Eine Koalition von Grünen und CDU erscheint manchen immer noch fremd. Tatsächlich haben beide Parteien auch lange gebraucht, um einander näherzukommen. Aber schon vor mehr als 20 Jahren trafen sich jüngere Abgeordnete von CDU und Grünen in einem italienischen Restaurant in Bonn. Die Vorliebe für Pizza war offenbar nicht die einzige Gemeinsamkeit.

Von Nadine Lindner | 01.04.2016
    Eine Pizza "Grande Sud" wird in Neapel präsentiert.
    Eine Pizza: Darauf können sich auch politische Gegner einigen. (dpa / picture alliance / Ciro Fusco)
    Harmonisch geht es jetzt zu im Südwesten Deutschlands. Ehemals politische Gegner raufen sich zur Koalitionsverhandlungen zusammen. Baden-Württembergs CDU Parteichef Thomas Strobl: "Dass wir ein Bewusstsein bei uns selber haben, dass aus dem politischen Gegner von gestern ein möglicher Partner, ein Regierungspartner von morgen wird." Und auch der grüne Spitzenkandidat Winfried Kretschmann kann der grün-schwarzen Fantasie viel abgewinnen: "Auch unser drittes Gespräch, dass wir nun hatten, fand in einer angenehmen, verbindlichen Atmosphäre statt." Wenn alles nach Plan läuft, kann im Mai die erste grün-schwarze Koalition ihre Arbeit aufnehmen.
    Diese Konstellation ist eine weitere Neuerung in den nicht immer einfachen schwarz-grünen oder grün-schwarzen Beziehungen.
    Treffen beim Italiener in Bonn
    Rückblick: Im Dezember 1985 wird in Wiesbaden die erste rot-grüne Landesregierung vereidigt.

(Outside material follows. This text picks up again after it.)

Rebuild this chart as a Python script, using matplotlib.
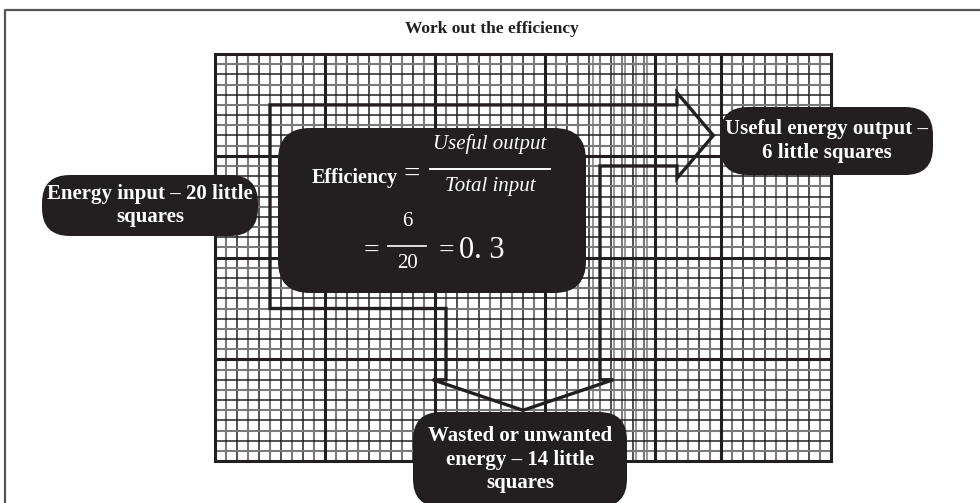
import matplotlib
matplotlib.use("Agg")
import matplotlib.pyplot as plt
from matplotlib.patches import FancyBboxPatch, Polygon
from matplotlib.transforms import Affine2D

plt.rcParams['font.family'] = ['Liberation Serif', 'DejaVu Serif']

# graph paper, counted in little squares
n_cols = 56
n_rows = 40
major_cols = [0, 10, 20, 30, 40, 46, 56]
major_rows = [0, 10, 20, 30, 40]
# doubled lines where the scanned paper was joined
seam_cols = [34.4, 36.3, 37.3, 38.3, 39.3]

# energy flow, in little squares
energy_input = 20
useful_output = 6
wasted_energy = 14

title = "Work out the efficiency"
label_input = "Energy input – 20 little\nsquares"
label_useful = "Useful energy output –\n6 little squares"
label_wasted = "Wasted or unwanted\nenergy – 14 little\nsquares"

BOX = '#231f20'
DARK = '#231f20'
GREY = '#7a7a7a'

fig = plt.figure(figsize=(9.8, 5.03), dpi=100)
ax = fig.add_axes([0, 0, 1, 1])
ax.set_xlim(0, 980)
ax.set_ylim(503, 0)
ax.axis('off')

# one little square is 11 px wide and about 10.2 px high
sq = Affine2D().scale(11.0, 10.18).translate(215, 54) + ax.transData

# frame round the figure
ax.plot([5, 5, 980], [503, 10, 10], color='#555555', lw=1.6, solid_capstyle='butt')

ax.text(492, 29, title, ha='center', va='center', fontsize=12.5, fontweight='bold', color=DARK)

# graph paper
for i in range(n_cols + 1):
    if i in major_cols:
        continue
    ax.plot([i, i], [0, n_rows], transform=sq, color=DARK if i % 2 == 0 else GREY,
            lw=1.1 if i % 2 == 0 else 1.5, zorder=1)
for c in seam_cols:
    ax.plot([c, c], [0, n_rows], transform=sq, color=GREY, lw=1.1, zorder=1)
for j in range(n_rows + 1):
    if j in major_rows:
        continue
    ax.plot([0, n_cols], [j, j], transform=sq, color=DARK if j % 2 == 0 else GREY,
            lw=1.1 if j % 2 == 0 else 1.5, zorder=1)
for i in major_cols:
    ax.plot([i, i], [0, n_rows], transform=sq, color=DARK, lw=2.2, zorder=2)
for j in major_rows:
    ax.plot([0, n_cols], [j, j], transform=sq, color=DARK, lw=2.2, zorder=2)

# the energy arrow
x0, y0 = 5, 5
body_end = 42
x_split = 21
waste_end = 32
flare = 1.2
head_right = 3.3
head_down = 3.0
x_turn = x_split + wasted_energy
y_out = y0 + useful_output
y_in = y0 + energy_input
outline = [
    (x0, y0), (body_end, y0), (body_end, y0 - flare),
    (body_end + head_right, y0 + useful_output / 2),
    (body_end, y_out + flare), (body_end, y_out),
    (x_turn, y_out), (x_turn, waste_end), (x_turn + flare, waste_end),
    (x_split + wasted_energy / 2, waste_end + head_down),
    (x_split - flare, waste_end), (x_split, waste_end),
    (x_split, y_in), (x0, y_in),
]
ax.add_patch(Polygon(outline, closed=True, fill=False, edgecolor=DARK, lw=2.4,
                     joinstyle='miter', transform=sq, zorder=3))


def label_box(x, y, w, h, r, text=None):
    ax.add_patch(FancyBboxPatch((x, y), w, h, boxstyle=f"round,pad=0,rounding_size={r}",
                                facecolor=BOX, edgecolor='none', zorder=4))
    if text:
        ax.text(x + w / 2, y + h / 2, text, ha='center', va='center', color='white',
                fontsize=15, fontweight='bold', linespacing=1.25, zorder=5)


label_box(42, 175, 216, 61, 28, label_input)
label_box(720, 107, 213, 68, 28, label_useful)
label_box(413, 412, 214, 95, 28, label_wasted)
label_box(278, 128, 308, 165, 32)

# the sum inside the middle box
w = dict(color='white', ha='center', va='center', zorder=5)
ax.text(355, 178, "Efficiency", fontsize=14.5, fontweight='bold', **w)
ax.text(412, 175, "=", fontsize=21, **w)
ax.text(490, 144, "Useful output", fontsize=15, style='italic', **w)
ax.plot([430, 550], [169, 169], color='white', lw=1.4, zorder=5)
ax.text(490, 187, "Total input", fontsize=15, style='italic', **w)
ax.text(371, 251, "=", fontsize=20, **w)
ax.text(407, 221, "6", fontsize=15, **w)
ax.plot([388, 426], [246, 246], color='white', lw=1.2, zorder=5)
ax.text(407, 264, "20", fontsize=15, **w)
ax.text(446, 251, "=", fontsize=20, **w)
ax.text(482, 251, "0. 3", fontsize=22, **w)

fig.savefig("out.png", dpi=100)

Die bürgerliche Opposition aus CDU und FDP schäumte, wie dieser Beitrag aus der Tagesschau vom 12.12.1985 zeigt. "Vor Fischers Vereidigung begründete Holger Börner in einer Regierungserklärung noch einmal die neue Koalition. Mit dem Juniorpartner wolle man bis zur nächsten Wahl, aber wenn möglich auch darüber hinaus ein Gegengewicht im Sozial- und Umweltbereich zur Bonner Wende-Politik bilden. Die Opposition nannte die Vereidigung Fischers beschämend. In einer Anzeigenkampagne hielt die CDU ihm vor, er habe die Wähler betrogen."

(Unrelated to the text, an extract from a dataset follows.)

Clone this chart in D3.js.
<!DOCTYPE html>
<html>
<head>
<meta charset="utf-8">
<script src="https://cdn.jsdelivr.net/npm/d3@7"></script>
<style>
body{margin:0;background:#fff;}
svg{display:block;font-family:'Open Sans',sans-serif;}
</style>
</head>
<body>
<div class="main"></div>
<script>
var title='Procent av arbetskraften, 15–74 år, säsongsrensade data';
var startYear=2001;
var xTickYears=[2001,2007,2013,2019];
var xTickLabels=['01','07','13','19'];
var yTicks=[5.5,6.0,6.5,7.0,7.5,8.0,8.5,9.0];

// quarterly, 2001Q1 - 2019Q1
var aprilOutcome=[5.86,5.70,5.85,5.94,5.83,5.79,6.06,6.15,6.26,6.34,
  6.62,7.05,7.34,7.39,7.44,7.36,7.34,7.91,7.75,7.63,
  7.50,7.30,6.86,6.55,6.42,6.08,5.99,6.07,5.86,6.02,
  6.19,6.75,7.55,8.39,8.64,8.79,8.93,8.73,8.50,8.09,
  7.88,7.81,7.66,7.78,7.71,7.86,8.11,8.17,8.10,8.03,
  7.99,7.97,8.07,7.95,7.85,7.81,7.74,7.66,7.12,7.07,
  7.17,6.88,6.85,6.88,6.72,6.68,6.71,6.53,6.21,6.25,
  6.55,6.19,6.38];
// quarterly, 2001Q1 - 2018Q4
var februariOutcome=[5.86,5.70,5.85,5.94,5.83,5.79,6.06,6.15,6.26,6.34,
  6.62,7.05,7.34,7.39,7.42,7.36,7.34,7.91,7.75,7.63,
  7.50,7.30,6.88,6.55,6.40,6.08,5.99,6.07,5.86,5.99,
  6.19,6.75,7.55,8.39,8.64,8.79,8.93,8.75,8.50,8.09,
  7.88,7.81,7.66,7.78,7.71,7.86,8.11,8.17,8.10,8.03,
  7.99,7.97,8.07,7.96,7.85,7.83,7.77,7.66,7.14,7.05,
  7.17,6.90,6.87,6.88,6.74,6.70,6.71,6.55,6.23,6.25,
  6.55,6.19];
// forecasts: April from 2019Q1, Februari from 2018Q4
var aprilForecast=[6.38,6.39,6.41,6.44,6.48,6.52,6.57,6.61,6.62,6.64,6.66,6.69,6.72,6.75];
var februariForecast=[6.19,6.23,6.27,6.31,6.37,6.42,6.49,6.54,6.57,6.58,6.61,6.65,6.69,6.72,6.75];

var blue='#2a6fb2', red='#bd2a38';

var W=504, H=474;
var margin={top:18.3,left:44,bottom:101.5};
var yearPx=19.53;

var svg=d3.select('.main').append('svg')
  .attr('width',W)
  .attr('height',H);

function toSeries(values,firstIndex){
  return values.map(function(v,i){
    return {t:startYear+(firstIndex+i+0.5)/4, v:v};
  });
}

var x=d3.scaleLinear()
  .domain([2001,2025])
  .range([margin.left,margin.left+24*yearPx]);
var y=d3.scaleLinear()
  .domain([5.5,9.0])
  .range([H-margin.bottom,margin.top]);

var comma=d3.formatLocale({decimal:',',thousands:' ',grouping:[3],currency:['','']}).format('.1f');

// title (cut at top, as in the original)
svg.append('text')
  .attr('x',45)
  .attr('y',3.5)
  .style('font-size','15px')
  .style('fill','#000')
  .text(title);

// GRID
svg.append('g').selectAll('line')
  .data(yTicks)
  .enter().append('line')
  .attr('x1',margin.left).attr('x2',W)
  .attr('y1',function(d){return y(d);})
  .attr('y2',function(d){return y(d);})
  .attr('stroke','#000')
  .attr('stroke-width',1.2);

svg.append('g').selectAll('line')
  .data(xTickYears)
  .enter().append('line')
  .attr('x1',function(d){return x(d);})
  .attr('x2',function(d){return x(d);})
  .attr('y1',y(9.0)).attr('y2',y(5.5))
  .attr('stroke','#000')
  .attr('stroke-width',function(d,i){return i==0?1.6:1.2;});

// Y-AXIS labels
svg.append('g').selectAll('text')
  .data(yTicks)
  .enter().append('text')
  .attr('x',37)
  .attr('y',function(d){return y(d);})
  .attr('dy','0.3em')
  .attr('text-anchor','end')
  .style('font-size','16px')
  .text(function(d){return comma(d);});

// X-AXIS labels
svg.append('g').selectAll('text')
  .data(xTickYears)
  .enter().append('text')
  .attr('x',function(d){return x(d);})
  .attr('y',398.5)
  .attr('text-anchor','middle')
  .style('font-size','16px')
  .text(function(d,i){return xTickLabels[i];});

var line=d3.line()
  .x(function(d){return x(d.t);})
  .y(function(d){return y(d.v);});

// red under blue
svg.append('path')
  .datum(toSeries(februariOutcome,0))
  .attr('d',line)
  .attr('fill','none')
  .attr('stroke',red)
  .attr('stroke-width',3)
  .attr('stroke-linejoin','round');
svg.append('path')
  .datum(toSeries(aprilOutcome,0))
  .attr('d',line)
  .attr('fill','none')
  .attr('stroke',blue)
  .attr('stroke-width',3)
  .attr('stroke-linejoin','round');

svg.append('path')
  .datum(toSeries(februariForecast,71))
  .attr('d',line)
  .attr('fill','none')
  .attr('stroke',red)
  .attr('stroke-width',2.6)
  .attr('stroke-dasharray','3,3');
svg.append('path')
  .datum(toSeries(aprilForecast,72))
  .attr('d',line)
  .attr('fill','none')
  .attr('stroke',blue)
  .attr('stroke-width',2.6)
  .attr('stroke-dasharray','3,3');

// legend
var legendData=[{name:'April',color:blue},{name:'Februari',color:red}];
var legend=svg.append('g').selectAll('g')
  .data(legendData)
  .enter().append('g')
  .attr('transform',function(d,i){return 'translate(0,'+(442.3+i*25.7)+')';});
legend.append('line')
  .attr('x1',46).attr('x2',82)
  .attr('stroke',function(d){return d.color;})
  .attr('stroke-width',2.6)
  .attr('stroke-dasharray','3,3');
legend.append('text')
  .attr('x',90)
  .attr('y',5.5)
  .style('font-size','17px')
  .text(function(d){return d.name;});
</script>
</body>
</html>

    Es sollte noch 10 Jahre dauern, bis die größte Skepsis überwunden war: 1995 hatte es noch den Ruch des Neuen und Verbotenen, als sich erstmals jüngere Bundestagsabgeordnete der CDU und der Grünen in Bonn beim Italiener trafen. Mit dabei in der sogenannten Pizza-Connection: der Grüne Cem Özdemir und von der CDU Peter Altmaier.
    Der nächste Schritt auf Landesebene folgte im Februar 2008: die CDU unter Ole von Beust und die Grüne Alternative Liste schließen den ersten schwarz-grünen Koalitionsvertrag auf Landesebene. Ole von Beust nach der Unterzeichnung: "Ich bin überzeugt, dass in der Politik, auch wie im normalen Leben es richtig ist, die Kraft und den Mut zu haben, neue Wege zu beschreiten, auch wenn es ungewohnt ist."

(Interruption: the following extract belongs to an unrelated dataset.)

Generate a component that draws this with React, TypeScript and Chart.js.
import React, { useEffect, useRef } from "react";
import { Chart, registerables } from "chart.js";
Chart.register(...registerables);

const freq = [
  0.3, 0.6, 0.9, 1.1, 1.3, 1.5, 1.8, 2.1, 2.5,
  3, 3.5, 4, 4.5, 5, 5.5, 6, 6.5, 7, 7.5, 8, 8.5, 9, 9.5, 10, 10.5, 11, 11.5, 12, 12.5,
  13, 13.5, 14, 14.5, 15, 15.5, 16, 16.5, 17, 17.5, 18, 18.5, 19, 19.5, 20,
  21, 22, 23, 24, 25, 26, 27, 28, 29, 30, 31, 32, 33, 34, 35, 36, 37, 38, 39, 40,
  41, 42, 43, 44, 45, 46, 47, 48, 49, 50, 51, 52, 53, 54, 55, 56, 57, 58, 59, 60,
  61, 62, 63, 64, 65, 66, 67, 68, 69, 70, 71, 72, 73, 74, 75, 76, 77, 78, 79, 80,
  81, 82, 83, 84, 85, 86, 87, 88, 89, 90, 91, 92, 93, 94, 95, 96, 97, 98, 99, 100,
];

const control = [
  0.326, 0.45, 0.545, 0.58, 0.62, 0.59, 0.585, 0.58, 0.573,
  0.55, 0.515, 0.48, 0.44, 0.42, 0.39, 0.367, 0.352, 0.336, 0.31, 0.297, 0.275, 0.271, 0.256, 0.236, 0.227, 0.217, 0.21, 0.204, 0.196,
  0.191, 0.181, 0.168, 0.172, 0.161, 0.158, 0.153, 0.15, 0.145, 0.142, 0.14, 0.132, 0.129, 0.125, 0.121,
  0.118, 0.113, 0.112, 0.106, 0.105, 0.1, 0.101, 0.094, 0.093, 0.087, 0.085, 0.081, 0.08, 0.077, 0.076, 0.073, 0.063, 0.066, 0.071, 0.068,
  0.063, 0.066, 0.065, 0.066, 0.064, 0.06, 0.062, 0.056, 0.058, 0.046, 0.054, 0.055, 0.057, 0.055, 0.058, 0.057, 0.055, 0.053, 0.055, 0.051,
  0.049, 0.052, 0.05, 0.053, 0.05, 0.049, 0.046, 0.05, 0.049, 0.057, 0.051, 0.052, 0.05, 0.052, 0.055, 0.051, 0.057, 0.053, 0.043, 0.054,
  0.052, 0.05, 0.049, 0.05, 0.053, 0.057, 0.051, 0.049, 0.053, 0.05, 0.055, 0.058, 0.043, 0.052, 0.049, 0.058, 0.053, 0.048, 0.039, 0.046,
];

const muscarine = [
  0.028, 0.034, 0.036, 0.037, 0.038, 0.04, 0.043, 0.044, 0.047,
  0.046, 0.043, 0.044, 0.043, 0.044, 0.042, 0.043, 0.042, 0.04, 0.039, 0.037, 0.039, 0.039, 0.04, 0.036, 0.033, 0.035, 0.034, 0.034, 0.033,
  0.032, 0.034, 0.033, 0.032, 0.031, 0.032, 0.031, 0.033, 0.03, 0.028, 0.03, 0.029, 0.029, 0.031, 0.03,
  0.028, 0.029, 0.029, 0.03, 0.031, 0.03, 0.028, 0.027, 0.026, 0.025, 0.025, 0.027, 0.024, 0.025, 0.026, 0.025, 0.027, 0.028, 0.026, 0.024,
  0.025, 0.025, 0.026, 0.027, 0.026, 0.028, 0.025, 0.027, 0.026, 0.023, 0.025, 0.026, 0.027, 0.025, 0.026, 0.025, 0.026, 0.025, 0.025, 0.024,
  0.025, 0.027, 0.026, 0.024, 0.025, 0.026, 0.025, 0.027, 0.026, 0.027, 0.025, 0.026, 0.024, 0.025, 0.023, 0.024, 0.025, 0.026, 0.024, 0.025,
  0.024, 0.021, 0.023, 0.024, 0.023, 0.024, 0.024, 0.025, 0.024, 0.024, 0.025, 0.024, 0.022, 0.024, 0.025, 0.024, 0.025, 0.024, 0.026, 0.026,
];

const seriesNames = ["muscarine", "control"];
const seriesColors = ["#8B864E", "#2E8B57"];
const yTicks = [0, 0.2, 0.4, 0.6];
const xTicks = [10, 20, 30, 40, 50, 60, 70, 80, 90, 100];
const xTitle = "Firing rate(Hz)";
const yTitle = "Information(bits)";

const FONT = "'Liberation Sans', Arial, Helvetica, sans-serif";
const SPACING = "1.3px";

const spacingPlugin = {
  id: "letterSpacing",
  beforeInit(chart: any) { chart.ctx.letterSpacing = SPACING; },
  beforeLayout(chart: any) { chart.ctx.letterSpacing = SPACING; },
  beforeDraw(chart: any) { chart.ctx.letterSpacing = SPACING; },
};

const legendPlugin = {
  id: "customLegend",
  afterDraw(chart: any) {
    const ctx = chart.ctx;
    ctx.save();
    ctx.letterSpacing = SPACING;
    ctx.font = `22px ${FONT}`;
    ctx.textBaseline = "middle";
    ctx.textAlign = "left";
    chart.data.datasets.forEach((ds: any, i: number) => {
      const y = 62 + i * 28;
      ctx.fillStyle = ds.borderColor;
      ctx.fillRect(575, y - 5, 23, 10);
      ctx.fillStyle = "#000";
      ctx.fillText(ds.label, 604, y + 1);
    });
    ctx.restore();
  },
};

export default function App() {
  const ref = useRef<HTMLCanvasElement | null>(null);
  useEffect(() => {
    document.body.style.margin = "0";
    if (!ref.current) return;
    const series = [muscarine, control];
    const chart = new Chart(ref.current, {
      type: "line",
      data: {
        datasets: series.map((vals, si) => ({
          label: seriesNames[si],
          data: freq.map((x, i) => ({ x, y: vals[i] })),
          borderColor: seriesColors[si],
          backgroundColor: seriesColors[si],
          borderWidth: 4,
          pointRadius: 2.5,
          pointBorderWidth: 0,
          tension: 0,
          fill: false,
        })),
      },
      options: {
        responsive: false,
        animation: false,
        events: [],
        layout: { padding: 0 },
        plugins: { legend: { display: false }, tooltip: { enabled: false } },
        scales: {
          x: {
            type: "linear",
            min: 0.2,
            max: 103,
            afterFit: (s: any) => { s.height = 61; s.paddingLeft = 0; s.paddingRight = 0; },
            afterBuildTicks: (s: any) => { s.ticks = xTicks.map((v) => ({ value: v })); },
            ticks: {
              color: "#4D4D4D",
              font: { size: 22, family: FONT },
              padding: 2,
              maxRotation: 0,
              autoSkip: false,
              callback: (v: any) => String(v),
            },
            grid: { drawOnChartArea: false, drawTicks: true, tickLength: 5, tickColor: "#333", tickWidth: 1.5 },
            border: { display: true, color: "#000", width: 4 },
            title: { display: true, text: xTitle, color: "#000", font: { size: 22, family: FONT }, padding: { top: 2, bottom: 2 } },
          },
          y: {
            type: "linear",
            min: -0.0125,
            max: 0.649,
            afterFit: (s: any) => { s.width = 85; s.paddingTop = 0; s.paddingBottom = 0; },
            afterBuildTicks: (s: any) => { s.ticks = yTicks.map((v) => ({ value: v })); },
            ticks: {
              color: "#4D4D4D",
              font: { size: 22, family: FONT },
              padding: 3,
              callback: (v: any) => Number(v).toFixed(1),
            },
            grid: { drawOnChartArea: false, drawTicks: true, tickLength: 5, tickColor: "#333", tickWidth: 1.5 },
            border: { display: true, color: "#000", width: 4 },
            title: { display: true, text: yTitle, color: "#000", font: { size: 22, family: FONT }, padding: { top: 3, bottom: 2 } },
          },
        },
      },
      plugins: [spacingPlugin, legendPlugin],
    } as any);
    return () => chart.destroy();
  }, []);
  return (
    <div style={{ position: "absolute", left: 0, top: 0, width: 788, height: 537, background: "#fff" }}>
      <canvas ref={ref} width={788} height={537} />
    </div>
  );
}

    In Berlin wird die Neu-Auflage gepflegt
    Das Bündnis scheiterte nach zwei Jahren, aber der Anfang war gemacht. 2009 folgte die Jamaika-Koalition im Saarland. Also schwarz-grün mit der FDP. Auch sie hielt keine komplette Legislaturperiode durch.
    2013 entschließen sich die hessischen Landespolitiker zu schwarz-grün. Dort, wo sich die Bürgerlichen einst über den turnschuhtragenden Minister Joschka Fischer erbosten, herrscht heute geräuschlose Einigkeit. Im gleichen Jahr wurde auch auf Bundesebene zwischen Grünen und Union sondiert. Ein politischer Flirt, der die grüne Spitzen-Frau Claudia Roth damals ins Schwärmen brachte: "Wir kommen aus mehreren Stunden eines Gesprächs, das in einer außerordentlich sachlichen, konstruktiven Atmosphäre geführt worden ist."
    Mit der Koalition ist es nichts geworden, aber in der Hauptstadt wird seitdem beim Italiener die Neu-Auflage der Pizza-Connection gepflegt. Dabei sitzt unter anderem Omid Nouripur. Außenpolitiker der Grünen, zu Hause in Hessen. Vielleicht dient ja der Probelauf in seinem Bundesland und nun mit anderen Kräfteverhältnissen auch in Baden-Württemberg als Blaupause für weitere schwarz-grüne oder grün-schwarze Fantasien. Wer weiß, ob sie nicht 2017 auch auf Bundesebene weitergeträumt werden.